If you really want to make a friend, go to someone's house and eat with him. The people who give you their food give you their heart. ~ Cesar Chavez
If yesterday hadn't been a Sunday we'd have kept the feast of St Martha. A woman of great faith, she was the one to whom Jesus revealed himself as 'the Resurrection and the Life', prompting her declaration of belief in him as the Christ, the Son of God, who has come into the world. (John 11:25-27) But when we think of Martha we more usually think of the homemaker who bustled about, preparing food for Jesus - and, most probably, whichever other disciples turned up with him.
We probably all know women like Martha - generous hostesses who always prepare and serve copious amounts of food, preferring to err on the side of abundance rather than 'just enough'. "All are welcome" is their motto, as they set another place at their ever-expanding table for an unexpected guest. They make us welcome, and give us food, yes, but in so doing, they most definitely give us their hearts.
So it feels very right that, on this Sunday falling on the feast of St Martha, the Gospel was the account of the feeding of the five thousand.
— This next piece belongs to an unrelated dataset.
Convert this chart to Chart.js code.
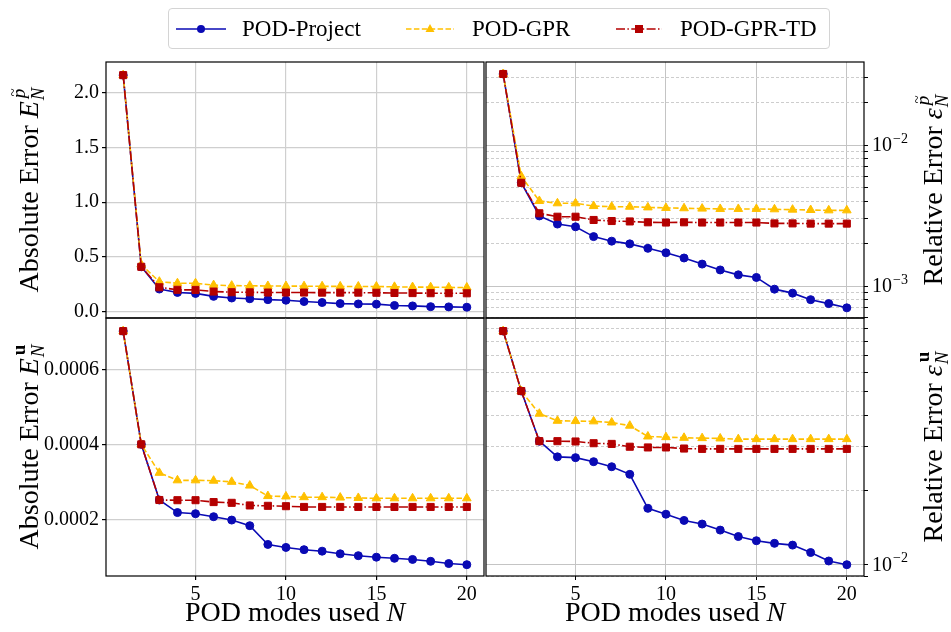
<!DOCTYPE html>
<html>
<head>
<meta charset="utf-8">
<script src="https://cdn.jsdelivr.net/npm/chart.js@4.4.1/dist/chart.umd.min.js"></script>
<style>
  body { margin: 0; background: #fff; }
  #wrap { position: relative; width: 951px; height: 632px; }
  #wrap canvas { position: absolute; left: 0; top: 0; }
  .legend {
    position: absolute; left: 168px; top: 8px; width: 660px; height: 39px;
    border: 1px solid #d4d4d4; border-radius: 4px; background: #fff;
    font-family: "Liberation Serif", serif; font-size: 23px; color: #000;
  }
  .legend span { position: absolute; top: 0; line-height: 40px; white-space: nowrap; }
  .legend svg { position: absolute; top: 9px; }
</style>
</head>
<body>
<div id="wrap">
  <canvas id="tl" width="951" height="632"></canvas>
  <canvas id="tr" width="951" height="632"></canvas>
  <canvas id="bl" width="951" height="632"></canvas>
  <canvas id="br" width="951" height="632"></canvas>
  <div class="legend">
    <svg style="left:7px" width="50" height="22">
      <line x1="0" y1="11" x2="50" y2="11" stroke="#0a0ab4" stroke-width="1.6"/>
      <circle cx="25" cy="11" r="4" fill="#0a0ab4"/>
    </svg>
    <span style="left:73px">POD-Project</span>
    <svg style="left:237px" width="48" height="22">
      <line x1="0" y1="11" x2="48" y2="11" stroke="#ffc000" stroke-width="1.6" stroke-dasharray="5.5 2.4"/>
      <polygon points="24,6 28.5,14 19.5,14" fill="#ffc000"/>
    </svg>
    <span style="left:303px">POD-GPR</span>
    <svg style="left:447px" width="46" height="22">
      <line x1="0" y1="11" x2="46" y2="11" stroke="#b40000" stroke-width="1.6" stroke-dasharray="9 2.4 1.5 2.4"/>
      <rect x="19" y="7" width="8" height="8" fill="#b40000"/>
    </svg>
    <span style="left:511px">POD-GPR-TD</span>
  </div>
</div>
<script>
// number of POD modes
const modes = [1, 2, 3, 4, 5, 6, 7, 8, 9, 10, 11, 12, 13, 14, 15, 16, 17, 18, 19, 20]

// absolute error of p
const absPProject = [2.16, 0.41, 0.207, 0.176, 0.167, 0.14, 0.125, 0.118, 0.11, 0.105, 0.093, 0.084, 0.074, 0.071, 0.069, 0.057, 0.053, 0.046, 0.044, 0.041]
const absPGPR = [2.16, 0.43, 0.274, 0.26, 0.26, 0.243, 0.238, 0.237, 0.235, 0.234, 0.233, 0.232, 0.231, 0.23, 0.23, 0.227, 0.225, 0.224, 0.222, 0.221]
const absPTD = [2.16, 0.41, 0.223, 0.2, 0.199, 0.184, 0.178, 0.177, 0.175, 0.175, 0.175, 0.174, 0.174, 0.174, 0.173, 0.171, 0.17, 0.169, 0.169, 0.168]

// relative error of p
const relPProject = [3.19e-2, 5.4e-3, 3.14e-3, 2.75e-3, 2.63e-3, 2.24e-3, 2.08e-3, 1.99e-3, 1.85e-3, 1.72e-3, 1.58e-3, 1.43e-3, 1.30e-3, 1.20e-3, 1.15e-3, 9.5e-4, 8.9e-4, 8.0e-4, 7.5e-4, 7.0e-4]
const relPGPR = [3.19e-2, 6.0e-3, 4.01e-3, 3.86e-3, 3.86e-3, 3.69e-3, 3.65e-3, 3.65e-3, 3.61e-3, 3.58e-3, 3.56e-3, 3.54e-3, 3.52e-3, 3.52e-3, 3.52e-3, 3.5e-3, 3.48e-3, 3.46e-3, 3.44e-3, 3.44e-3]
const relPTD = [3.19e-2, 5.4e-3, 3.28e-3, 3.1e-3, 3.1e-3, 2.94e-3, 2.89e-3, 2.87e-3, 2.83e-3, 2.82e-3, 2.83e-3, 2.82e-3, 2.82e-3, 2.82e-3, 2.82e-3, 2.78e-3, 2.78e-3, 2.77e-3, 2.77e-3, 2.77e-3]

// absolute error of u
const absUProject = [7.02e-4, 4.0e-4, 2.515e-4, 2.18e-4, 2.15e-4, 2.07e-4, 1.98e-4, 1.83e-4, 1.33e-4, 1.25e-4, 1.19e-4, 1.15e-4, 1.08e-4, 1.03e-4, 0.99e-4, 0.96e-4, 0.93e-4, 0.88e-4, 0.82e-4, 0.79e-4]
const absUGPR = [7.02e-4, 4.0e-4, 3.24e-4, 3.04e-4, 3.04e-4, 3.03e-4, 3.0e-4, 2.9e-4, 2.62e-4, 2.61e-4, 2.59e-4, 2.59e-4, 2.58e-4, 2.57e-4, 2.56e-4, 2.56e-4, 2.56e-4, 2.56e-4, 2.56e-4, 2.56e-4]
const absUTD = [7.02e-4, 4.0e-4, 2.515e-4, 2.51e-4, 2.51e-4, 2.46e-4, 2.44e-4, 2.37e-4, 2.36e-4, 2.35e-4, 2.33e-4, 2.33e-4, 2.33e-4, 2.33e-4, 2.33e-4, 2.33e-4, 2.33e-4, 2.33e-4, 2.33e-4, 2.33e-4]

// relative error of u
const relUProject = [8.81e-2, 5.04e-2, 3.16e-2, 2.73e-2, 2.71e-2, 2.61e-2, 2.49e-2, 2.32e-2, 1.69e-2, 1.6e-2, 1.51e-2, 1.46e-2, 1.38e-2, 1.3e-2, 1.25e-2, 1.22e-2, 1.2e-2, 1.12e-2, 1.035e-2, 1.0e-2]
const relUGPR = [8.81e-2, 5.04e-2, 4.08e-2, 3.82e-2, 3.81e-2, 3.8e-2, 3.76e-2, 3.65e-2, 3.3e-2, 3.28e-2, 3.26e-2, 3.25e-2, 3.24e-2, 3.22e-2, 3.22e-2, 3.22e-2, 3.22e-2, 3.22e-2, 3.22e-2, 3.22e-2]
const relUTD = [8.81e-2, 5.04e-2, 3.16e-2, 3.16e-2, 3.15e-2, 3.1e-2, 3.08e-2, 3.0e-2, 2.98e-2, 2.98e-2, 2.95e-2, 2.94e-2, 2.94e-2, 2.94e-2, 2.94e-2, 2.94e-2, 2.94e-2, 2.94e-2, 2.94e-2, 2.94e-2]

// tick labels
const xTicks = [5, 10, 15, 20]
const absPTicks = [0, 0.5, 1.0, 1.5, 2.0]
const absUTicks = [0.0002, 0.0004, 0.0006]

const blue = "#0a0ab4"
const gold = "#ffc000"
const red = "#b40000"
const serif = '"Liberation Serif", "Times New Roman", serif'

Chart.defaults.font.family = serif
Chart.defaults.font.size = 20
Chart.defaults.color = "#000"

const W = 951
const H = 632
const XH = 30 // fixed x axis box height

const pts = (vals) => modes.map((n, i) => ({ x: n, y: vals[i] }))

function series(proj, gpr, td) {
  return [
    {
      label: "POD-Project", data: pts(proj), borderColor: blue, backgroundColor: blue,
      borderWidth: 1.6, pointStyle: "circle", pointRadius: 4, pointBorderWidth: 1, order: 3,
    },
    {
      label: "POD-GPR", data: pts(gpr), borderColor: gold, backgroundColor: gold,
      borderWidth: 1.6, borderDash: [5.5, 2.4], pointStyle: "triangle", pointRadius: 5, pointBorderWidth: 1, order: 2,
    },
    {
      label: "POD-GPR-TD", data: pts(td), borderColor: red, backgroundColor: red,
      borderWidth: 1.6, borderDash: [9, 2.4, 1.5, 2.4], pointStyle: "rect", pointRadius: 5, pointBorderWidth: 1, order: 1,
    },
  ]
}

const isDecade = (v) => Math.abs(Math.log10(v) - Math.round(Math.log10(v))) < 1e-9

function logTicks(min, max) {
  const out = []
  for (let e = Math.floor(Math.log10(min)); e <= Math.ceil(Math.log10(max)); e++) {
    for (let m = 1; m <= 9; m++) {
      const v = m * Math.pow(10, e)
      if (v >= min && v <= max) out.push({ value: v })
    }
  }
  return out
}

// draws "word E_N^p~" rotated, baseline at bx
function drawYTitle(ctx, word, sym, bold, bx, cy) {
  const fBase = "28px " + serif
  const fSym = "italic 28px " + serif
  const fSub = "italic 19px " + serif
  const fSup = (bold ? "bold 19px " : "italic 19px ") + serif
  const sup = bold ? "u" : "p"
  ctx.font = fBase
  const w1 = ctx.measureText(word + " ").width
  ctx.font = fSym
  const w2 = ctx.measureText(sym).width
  ctx.font = fSub
  const w3 = ctx.measureText("N").width
  ctx.font = fSup
  const w4 = ctx.measureText(sup).width
  const total = w1 + w2 + 1 + Math.max(w3, w4 + 2)
  ctx.save()
  ctx.translate(bx, cy)
  ctx.rotate(-Math.PI / 2)
  ctx.fillStyle = "#000"
  ctx.textAlign = "left"
  ctx.textBaseline = "alphabetic"
  let x = -total / 2
  ctx.font = fBase
  ctx.fillText(word + " ", x, 0)
  x += w1
  ctx.font = fSym
  ctx.fillText(sym, x, 0)
  x += w2 + 1
  ctx.font = fSub
  ctx.fillText("N", x, 6)
  ctx.font = fSup
  ctx.fillText(sup, x + 2, -13)
  if (!bold) {
    ctx.font = "15px " + serif
    const wt = ctx.measureText("~").width
    ctx.fillText("~", x + 3 + (w4 - wt) / 2, -20)
  }
  ctx.restore()
}

function drawXTitle(ctx, cx, by) {
  const fBase = "28px " + serif
  const fIt = "italic 28px " + serif
  ctx.font = fBase
  const w1 = ctx.measureText("POD modes used ").width
  ctx.font = fIt
  const w2 = ctx.measureText("N").width
  const x = cx - (w1 + w2) / 2
  ctx.fillStyle = "#000"
  ctx.textAlign = "left"
  ctx.textBaseline = "alphabetic"
  ctx.font = fBase
  ctx.fillText("POD modes used ", x, by)
  ctx.font = fIt
  ctx.fillText("N", x + w1, by)
}

function decor(cfg) {
  return {
    id: "decor",
    afterDraw(chart) {
      const { ctx, chartArea: a } = chart
      ctx.save()
      ctx.strokeStyle = "#000"
      ctx.lineWidth = 1.2
      ctx.strokeRect(a.left, a.top, a.right - a.left, a.bottom - a.top)
      if (cfg.log) {
        const s = chart.scales.y
        s.ticks.forEach((t) => {
          if (!isDecade(t.value)) return
          const y = s.getPixelForValue(t.value)
          ctx.fillStyle = "#000"
          ctx.textAlign = "left"
          ctx.textBaseline = "middle"
          ctx.font = "20px " + serif
          ctx.fillText("10", a.right + 8, y + 1)
          const w = ctx.measureText("10").width
          ctx.font = "14px " + serif
          ctx.fillText("\u2212" + Math.abs(Math.round(Math.log10(t.value))), a.right + 9 + w, y - 6)
        })
      }
      drawYTitle(ctx, cfg.word, cfg.sym, cfg.bold, cfg.titleX, (a.top + a.bottom) / 2)
      if (cfg.xTitle) drawXTitle(ctx, (a.left + a.right) / 2, 621)
      ctx.restore()
    },
  }
}

function makePanel(id, area, cfg) {
  const right = cfg.right
  const bottom = cfg.bottom
  const yw = right ? 60 : 100 // fixed y axis box width
  const gridColor = "#cfcfcf"
  const yScale = cfg.log
    ? {
        type: "logarithmic",
        position: "right",
        bounds: "data",
        min: cfg.min,
        max: cfg.max,
        afterBuildTicks: (s) => { s.ticks = logTicks(cfg.min, cfg.max) },
        afterFit: (s) => { s.width = yw },
        ticks: { display: false },
        grid: {
          color: (c) => (c.tick && isDecade(c.tick.value) ? "#c4c4c4" : "#cdcdcd"),
          lineWidth: 1,
          tickColor: "#000",
          tickLength: 4,
        },
        border: { display: false, dash: (c) => (c.tick && !isDecade(c.tick.value) ? [3, 2] : []) },
      }
    : {
        type: "linear",
        position: "left",
        bounds: "data",
        min: cfg.min,
        max: cfg.max,
        afterBuildTicks: (s) => { s.ticks = cfg.ticks.map((v) => ({ value: v })) },
        afterFit: (s) => { s.width = yw },
        ticks: { padding: 3, callback: (v) => v.toFixed(cfg.digits) },
        grid: { color: gridColor, lineWidth: 1.2, tickColor: "#000", tickLength: 4 },
        border: { display: false },
      }

  return new Chart(document.getElementById(id), {
    type: "line",
    data: { datasets: series(cfg.proj, cfg.gpr, cfg.td) },
    options: {
      responsive: false,
      animation: false,
      events: [],
      layout: {
        padding: {
          left: right ? area.l : area.l - yw,
          right: right ? W - area.r - yw : W - area.r,
          top: area.t,
          bottom: H - area.b - XH,
        },
      },
      elements: { line: { tension: 0 } },
      plugins: { legend: { display: false }, tooltip: { enabled: false } },
      scales: {
        x: {
          type: "linear",
          bounds: "data",
          min: 0.05,
          max: 20.95,
          afterBuildTicks: (s) => { s.ticks = xTicks.map((v) => ({ value: v })) },
          afterFit: (s) => { s.height = XH },
          ticks: { display: bottom, padding: 3, maxRotation: 0, callback: (v) => String(v) },
          grid: { color: cfg.log ? "#c4c4c4" : gridColor, lineWidth: cfg.log ? 1 : 1.2, tickColor: "#000", tickLength: 4, drawTicks: bottom },
          border: { display: false },
        },
        y: yScale,
      },
    },
    plugins: [decor(cfg)],
  })
}

makePanel("tl", { l: 106, t: 62, r: 484, b: 318 }, {
  right: false, bottom: false, log: false, min: -0.0575, max: 2.28, ticks: absPTicks, digits: 1,
  proj: absPProject, gpr: absPGPR, td: absPTD,
  word: "Absolute Error", sym: "E", bold: false, titleX: 38,
})
makePanel("tr", { l: 486, t: 62, r: 864, b: 318 }, {
  right: true, bottom: false, log: true, min: 5.93e-4, max: 3.88e-2,
  proj: relPProject, gpr: relPGPR, td: relPTD,
  word: "Relative Error", sym: "\u03b5", bold: false, titleX: 942,
})
makePanel("bl", { l: 106, t: 318, r: 484, b: 576 }, {
  right: false, bottom: true, log: false, min: 0.488e-4, max: 7.37e-4, ticks: absUTicks, digits: 4,
  proj: absUProject, gpr: absUGPR, td: absUTD,
  word: "Absolute Error", sym: "E", bold: true, titleX: 38, xTitle: true,
})
makePanel("br", { l: 486, t: 318, r: 864, b: 576 }, {
  right: true, bottom: true, log: true, min: 0.009, max: 0.0995,
  proj: relUProject, gpr: relUGPR, td: relUTD,
  word: "Relative Error", sym: "\u03b5", bold: true, titleX: 942, xTitle: true,
})
</script>
</body>
</html>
It is a Gospel account of generosity par excellence. We begin with the selfless handing over of one's precious, well curated lunch, with the full expectation that in allowing it to be shared out, only a fraction might come back to be eaten by the giver. Did he worry that what came back wouldn't be enough to satisfy his growing hunger? He trusted, and handed the food over anyway. And then - miracle of miracles! - Jesus transforms these few loaves and fish into an abundant feast. Now, instead of a tiny snack, or even 'just enough' for each person, there's a plentiful abundance - more than enough for even the hungriest among them.
I'll end with a question arising from this Gospel, posed by the Religious Formation Conference, which appeared in my Twitter feed yesterday. It leaves me with more questions and challenges, not only related to sharing goods, but also around the issue of places at the table - the people to whom we give not just food, but also our hearts; our time and energy, our empathy and more:
How do we get from "not enough for everyone" to an abundance beyond our imagining? What does it mean to go from scarcity and fear to generosity and care?
May Martha, that generous, faith-filled hostess, and the boy who handed over his lunch to be shared with strangers, help and inspire us in responding to this.